### [Record set]
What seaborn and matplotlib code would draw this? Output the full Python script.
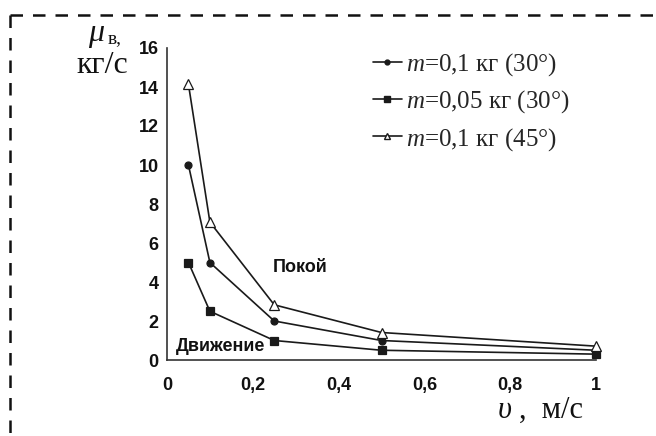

--

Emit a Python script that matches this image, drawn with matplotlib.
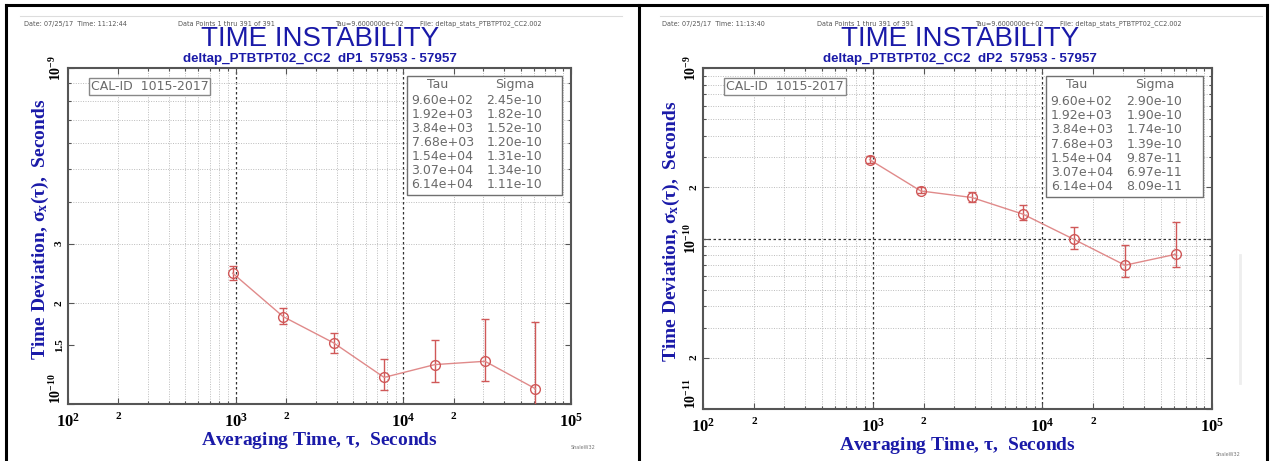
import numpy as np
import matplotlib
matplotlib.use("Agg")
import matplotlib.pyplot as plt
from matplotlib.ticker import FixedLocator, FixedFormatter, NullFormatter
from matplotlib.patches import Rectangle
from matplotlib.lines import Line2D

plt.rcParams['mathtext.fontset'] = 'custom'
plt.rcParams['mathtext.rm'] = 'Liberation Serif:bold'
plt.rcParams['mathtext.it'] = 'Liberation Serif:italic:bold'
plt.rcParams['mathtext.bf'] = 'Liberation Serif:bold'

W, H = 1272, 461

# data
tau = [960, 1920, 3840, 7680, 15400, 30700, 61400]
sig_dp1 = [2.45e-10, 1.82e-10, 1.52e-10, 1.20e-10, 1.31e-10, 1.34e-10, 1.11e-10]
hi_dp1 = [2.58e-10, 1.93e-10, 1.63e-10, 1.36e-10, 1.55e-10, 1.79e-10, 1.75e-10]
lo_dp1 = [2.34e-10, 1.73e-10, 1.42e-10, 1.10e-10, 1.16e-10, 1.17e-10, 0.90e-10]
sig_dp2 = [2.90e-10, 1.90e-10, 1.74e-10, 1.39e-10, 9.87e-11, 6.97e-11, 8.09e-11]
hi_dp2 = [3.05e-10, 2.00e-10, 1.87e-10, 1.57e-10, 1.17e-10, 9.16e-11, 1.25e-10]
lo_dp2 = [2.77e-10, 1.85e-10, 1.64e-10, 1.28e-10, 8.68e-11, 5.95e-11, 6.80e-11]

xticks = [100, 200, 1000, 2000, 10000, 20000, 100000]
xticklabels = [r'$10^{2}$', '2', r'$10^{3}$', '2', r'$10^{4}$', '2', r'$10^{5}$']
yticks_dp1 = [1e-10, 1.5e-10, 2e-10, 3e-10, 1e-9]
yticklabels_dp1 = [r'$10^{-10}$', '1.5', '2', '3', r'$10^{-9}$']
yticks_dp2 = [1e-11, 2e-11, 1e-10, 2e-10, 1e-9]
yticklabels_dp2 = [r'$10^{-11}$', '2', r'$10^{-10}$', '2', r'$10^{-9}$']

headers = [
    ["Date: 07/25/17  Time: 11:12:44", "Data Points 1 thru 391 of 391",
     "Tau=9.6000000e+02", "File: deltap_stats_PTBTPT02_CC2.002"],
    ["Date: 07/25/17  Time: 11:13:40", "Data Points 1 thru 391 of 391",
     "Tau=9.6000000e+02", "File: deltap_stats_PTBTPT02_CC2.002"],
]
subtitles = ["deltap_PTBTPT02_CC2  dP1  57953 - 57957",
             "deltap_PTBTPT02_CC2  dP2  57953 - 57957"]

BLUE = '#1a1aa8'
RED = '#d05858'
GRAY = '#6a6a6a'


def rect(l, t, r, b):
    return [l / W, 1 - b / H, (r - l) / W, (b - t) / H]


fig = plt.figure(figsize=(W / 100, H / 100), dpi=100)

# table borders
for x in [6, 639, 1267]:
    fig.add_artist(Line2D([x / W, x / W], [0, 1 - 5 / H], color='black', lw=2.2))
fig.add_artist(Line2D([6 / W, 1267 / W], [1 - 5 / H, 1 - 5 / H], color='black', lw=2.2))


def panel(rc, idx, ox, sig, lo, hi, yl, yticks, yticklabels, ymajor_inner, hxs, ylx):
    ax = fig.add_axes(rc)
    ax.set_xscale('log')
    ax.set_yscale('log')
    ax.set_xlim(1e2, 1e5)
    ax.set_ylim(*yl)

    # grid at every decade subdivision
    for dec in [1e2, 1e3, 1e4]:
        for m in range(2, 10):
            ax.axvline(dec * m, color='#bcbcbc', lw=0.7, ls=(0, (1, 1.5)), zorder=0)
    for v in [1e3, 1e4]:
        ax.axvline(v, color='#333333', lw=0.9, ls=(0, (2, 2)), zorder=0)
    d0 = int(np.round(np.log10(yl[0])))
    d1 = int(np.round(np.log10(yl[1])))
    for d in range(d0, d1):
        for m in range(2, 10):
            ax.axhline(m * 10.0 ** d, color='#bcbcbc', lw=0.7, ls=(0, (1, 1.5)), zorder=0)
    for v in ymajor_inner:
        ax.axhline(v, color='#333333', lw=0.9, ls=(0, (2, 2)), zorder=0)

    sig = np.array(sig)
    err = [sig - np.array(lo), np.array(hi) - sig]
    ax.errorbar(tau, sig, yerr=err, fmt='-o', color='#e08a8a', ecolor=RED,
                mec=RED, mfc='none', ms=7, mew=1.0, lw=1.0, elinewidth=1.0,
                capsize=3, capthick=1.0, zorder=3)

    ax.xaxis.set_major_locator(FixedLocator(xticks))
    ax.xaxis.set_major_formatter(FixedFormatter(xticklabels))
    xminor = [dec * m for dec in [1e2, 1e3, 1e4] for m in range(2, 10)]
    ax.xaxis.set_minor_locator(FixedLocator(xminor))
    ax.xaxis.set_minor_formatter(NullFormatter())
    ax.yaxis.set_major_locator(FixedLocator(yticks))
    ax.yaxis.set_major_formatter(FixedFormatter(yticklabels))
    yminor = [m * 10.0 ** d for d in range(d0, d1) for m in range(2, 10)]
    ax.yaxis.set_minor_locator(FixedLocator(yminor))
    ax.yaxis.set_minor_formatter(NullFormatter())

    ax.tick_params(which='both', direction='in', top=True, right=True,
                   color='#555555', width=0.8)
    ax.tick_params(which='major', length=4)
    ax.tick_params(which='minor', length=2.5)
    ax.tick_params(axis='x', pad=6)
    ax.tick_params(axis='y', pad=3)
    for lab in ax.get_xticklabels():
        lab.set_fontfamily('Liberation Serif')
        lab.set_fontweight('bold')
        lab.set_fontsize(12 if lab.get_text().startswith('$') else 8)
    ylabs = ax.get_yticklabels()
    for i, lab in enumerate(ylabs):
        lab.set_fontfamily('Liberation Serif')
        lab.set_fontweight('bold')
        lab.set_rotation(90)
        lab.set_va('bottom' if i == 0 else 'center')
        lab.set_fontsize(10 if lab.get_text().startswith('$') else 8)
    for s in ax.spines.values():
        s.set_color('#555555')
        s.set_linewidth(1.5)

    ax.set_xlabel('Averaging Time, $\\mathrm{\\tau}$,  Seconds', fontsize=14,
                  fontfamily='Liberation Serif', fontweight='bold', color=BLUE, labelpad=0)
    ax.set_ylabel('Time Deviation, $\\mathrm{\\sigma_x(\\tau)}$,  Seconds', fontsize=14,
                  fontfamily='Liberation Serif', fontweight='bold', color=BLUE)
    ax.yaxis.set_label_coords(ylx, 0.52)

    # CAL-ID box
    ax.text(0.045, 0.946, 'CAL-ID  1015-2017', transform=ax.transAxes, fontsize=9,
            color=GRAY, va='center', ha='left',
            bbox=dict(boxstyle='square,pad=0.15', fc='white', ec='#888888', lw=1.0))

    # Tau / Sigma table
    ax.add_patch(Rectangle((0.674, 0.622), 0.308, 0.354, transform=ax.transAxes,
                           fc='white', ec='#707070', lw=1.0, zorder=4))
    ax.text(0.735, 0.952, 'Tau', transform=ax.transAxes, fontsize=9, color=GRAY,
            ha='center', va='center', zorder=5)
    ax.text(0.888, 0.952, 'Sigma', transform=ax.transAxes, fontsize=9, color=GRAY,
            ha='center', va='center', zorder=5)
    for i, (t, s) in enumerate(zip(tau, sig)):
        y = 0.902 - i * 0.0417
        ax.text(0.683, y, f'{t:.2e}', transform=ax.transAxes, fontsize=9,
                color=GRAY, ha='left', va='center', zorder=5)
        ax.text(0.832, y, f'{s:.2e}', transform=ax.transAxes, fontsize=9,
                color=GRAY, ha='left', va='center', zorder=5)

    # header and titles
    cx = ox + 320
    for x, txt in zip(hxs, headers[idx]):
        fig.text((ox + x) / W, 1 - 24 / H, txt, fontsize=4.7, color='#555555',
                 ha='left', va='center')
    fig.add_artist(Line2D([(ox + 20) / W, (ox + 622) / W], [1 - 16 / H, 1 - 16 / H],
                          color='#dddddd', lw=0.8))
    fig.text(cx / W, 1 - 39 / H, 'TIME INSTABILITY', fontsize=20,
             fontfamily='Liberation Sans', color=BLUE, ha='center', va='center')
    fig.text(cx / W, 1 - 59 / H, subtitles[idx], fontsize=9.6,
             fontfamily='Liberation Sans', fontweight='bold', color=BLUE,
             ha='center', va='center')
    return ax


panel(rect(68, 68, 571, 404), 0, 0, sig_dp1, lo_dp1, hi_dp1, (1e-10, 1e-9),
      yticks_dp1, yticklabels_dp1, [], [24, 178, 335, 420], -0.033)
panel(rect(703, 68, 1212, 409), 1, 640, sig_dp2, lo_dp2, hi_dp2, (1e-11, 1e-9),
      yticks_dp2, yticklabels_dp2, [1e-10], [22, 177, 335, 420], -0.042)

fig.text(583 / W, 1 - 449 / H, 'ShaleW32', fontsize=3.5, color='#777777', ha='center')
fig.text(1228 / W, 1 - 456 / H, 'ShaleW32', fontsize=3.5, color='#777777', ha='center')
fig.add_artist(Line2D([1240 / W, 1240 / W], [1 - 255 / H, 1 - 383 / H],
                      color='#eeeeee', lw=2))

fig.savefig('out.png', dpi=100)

---

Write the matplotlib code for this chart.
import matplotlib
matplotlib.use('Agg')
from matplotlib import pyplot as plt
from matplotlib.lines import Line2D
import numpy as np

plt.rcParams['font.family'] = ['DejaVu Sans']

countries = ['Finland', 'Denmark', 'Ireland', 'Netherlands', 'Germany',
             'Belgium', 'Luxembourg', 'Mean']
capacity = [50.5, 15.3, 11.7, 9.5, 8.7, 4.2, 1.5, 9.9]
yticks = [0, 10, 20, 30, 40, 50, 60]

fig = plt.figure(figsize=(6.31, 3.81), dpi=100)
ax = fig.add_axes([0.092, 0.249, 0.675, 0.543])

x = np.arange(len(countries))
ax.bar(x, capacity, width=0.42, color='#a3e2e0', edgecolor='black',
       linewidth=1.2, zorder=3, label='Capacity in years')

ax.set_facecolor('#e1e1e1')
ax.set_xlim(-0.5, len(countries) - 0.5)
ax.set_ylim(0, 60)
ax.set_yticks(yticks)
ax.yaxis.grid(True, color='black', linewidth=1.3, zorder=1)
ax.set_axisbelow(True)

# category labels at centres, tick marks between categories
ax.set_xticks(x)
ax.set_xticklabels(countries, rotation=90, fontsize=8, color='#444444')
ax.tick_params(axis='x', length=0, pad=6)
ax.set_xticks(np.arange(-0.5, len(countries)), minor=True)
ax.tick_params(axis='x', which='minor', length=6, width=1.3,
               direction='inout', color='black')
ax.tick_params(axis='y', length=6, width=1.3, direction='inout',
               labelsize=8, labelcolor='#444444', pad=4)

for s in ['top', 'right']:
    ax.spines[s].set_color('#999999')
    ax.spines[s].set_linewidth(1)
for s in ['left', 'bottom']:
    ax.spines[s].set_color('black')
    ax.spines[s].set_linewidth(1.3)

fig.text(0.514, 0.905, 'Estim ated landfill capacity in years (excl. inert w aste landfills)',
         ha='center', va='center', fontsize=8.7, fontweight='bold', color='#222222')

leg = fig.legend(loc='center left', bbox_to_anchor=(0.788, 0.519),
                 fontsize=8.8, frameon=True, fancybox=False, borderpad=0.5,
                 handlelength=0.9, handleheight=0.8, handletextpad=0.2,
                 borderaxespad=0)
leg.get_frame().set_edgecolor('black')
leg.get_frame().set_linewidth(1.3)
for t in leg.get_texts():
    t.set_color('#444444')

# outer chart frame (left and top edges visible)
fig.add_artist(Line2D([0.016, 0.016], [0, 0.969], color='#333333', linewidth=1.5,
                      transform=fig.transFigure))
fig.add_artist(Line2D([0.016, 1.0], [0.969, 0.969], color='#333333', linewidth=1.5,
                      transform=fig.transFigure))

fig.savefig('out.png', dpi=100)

### [Written instruction]
From the records above, transcribe exactly the lines starting at the one containing "Emit a Python" and ending at the one containing "W, H = 1272, 461". Skip the pictures.

### [Complete answer]
Emit a Python script that matches this image, drawn with matplotlib.
import numpy as np
import matplotlib
matplotlib.use("Agg")
import matplotlib.pyplot as plt
from matplotlib.ticker import FixedLocator, FixedFormatter, NullFormatter
from matplotlib.patches import Rectangle
from matplotlib.lines import Line2D

plt.rcParams['mathtext.fontset'] = 'custom'
plt.rcParams['mathtext.rm'] = 'Liberation Serif:bold'
plt.rcParams['mathtext.it'] = 'Liberation Serif:italic:bold'
plt.rcParams['mathtext.bf'] = 'Liberation Serif:bold'

W, H = 1272, 461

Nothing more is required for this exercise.